Pick out every line holding the string "this" and copy it.
-- Start Listed entries --
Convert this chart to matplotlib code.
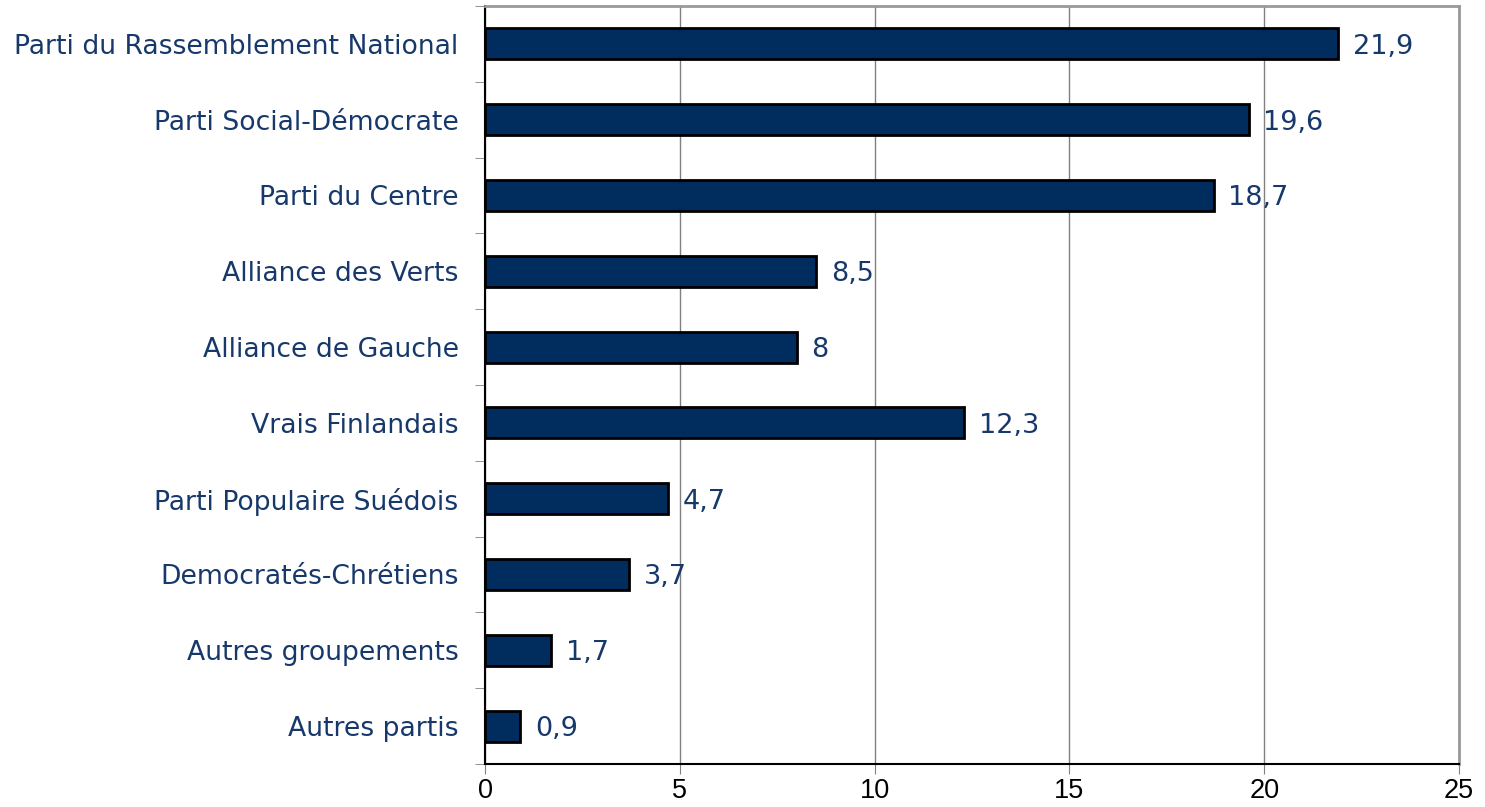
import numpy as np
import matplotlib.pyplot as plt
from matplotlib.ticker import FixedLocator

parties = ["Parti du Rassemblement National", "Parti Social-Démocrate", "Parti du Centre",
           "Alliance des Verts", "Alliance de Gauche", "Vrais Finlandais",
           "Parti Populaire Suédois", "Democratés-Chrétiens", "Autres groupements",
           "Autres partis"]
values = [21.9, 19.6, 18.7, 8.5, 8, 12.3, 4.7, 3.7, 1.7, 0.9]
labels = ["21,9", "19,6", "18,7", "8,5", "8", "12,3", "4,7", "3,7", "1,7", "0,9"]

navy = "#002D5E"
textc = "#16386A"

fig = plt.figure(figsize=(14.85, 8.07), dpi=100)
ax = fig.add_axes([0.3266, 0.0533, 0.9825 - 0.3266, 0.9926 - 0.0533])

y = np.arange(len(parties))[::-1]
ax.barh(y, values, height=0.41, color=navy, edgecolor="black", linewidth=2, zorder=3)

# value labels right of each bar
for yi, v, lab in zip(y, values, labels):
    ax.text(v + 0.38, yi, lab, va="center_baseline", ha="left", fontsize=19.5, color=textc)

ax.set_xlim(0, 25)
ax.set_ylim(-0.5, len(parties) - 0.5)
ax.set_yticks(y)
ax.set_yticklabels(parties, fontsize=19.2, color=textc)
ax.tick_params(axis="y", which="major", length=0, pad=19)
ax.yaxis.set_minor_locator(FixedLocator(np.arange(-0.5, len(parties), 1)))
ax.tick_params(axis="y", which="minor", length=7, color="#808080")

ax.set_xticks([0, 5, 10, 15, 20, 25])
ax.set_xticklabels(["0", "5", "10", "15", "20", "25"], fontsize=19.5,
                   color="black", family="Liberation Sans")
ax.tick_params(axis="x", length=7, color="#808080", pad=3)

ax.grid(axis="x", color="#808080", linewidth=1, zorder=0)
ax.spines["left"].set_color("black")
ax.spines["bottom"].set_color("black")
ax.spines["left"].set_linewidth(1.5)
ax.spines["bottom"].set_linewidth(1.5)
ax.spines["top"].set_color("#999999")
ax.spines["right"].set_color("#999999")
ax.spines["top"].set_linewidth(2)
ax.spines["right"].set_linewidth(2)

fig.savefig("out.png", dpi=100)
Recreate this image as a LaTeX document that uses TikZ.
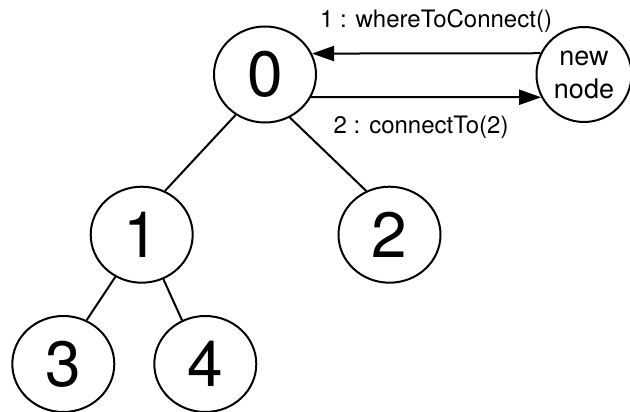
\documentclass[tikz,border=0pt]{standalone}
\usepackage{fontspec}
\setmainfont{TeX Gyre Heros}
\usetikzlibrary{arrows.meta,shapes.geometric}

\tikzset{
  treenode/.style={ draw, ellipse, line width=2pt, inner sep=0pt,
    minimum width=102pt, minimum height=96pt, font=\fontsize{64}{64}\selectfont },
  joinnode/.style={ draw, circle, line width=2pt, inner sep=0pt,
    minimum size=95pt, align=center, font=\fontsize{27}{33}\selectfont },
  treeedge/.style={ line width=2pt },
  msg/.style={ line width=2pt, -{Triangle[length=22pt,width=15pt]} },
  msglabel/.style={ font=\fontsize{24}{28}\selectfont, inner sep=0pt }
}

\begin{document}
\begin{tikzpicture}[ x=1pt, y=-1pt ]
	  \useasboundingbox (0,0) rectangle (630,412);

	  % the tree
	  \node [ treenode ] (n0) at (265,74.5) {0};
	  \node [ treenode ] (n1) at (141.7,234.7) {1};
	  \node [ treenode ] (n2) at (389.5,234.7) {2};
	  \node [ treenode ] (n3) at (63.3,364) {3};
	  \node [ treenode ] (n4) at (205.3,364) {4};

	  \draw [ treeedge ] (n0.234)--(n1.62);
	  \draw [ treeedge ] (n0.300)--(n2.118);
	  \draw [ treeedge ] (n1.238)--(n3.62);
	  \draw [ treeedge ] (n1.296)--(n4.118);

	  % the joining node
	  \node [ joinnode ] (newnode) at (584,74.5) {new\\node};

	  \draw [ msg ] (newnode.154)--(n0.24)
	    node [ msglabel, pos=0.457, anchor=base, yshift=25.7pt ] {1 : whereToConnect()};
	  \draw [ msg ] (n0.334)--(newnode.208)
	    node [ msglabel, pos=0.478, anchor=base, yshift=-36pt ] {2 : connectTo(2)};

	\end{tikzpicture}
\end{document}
-- End Listed entries --
**Reply:**
Convert this chart to matplotlib code.
Recreate this image as a LaTeX document that uses TikZ.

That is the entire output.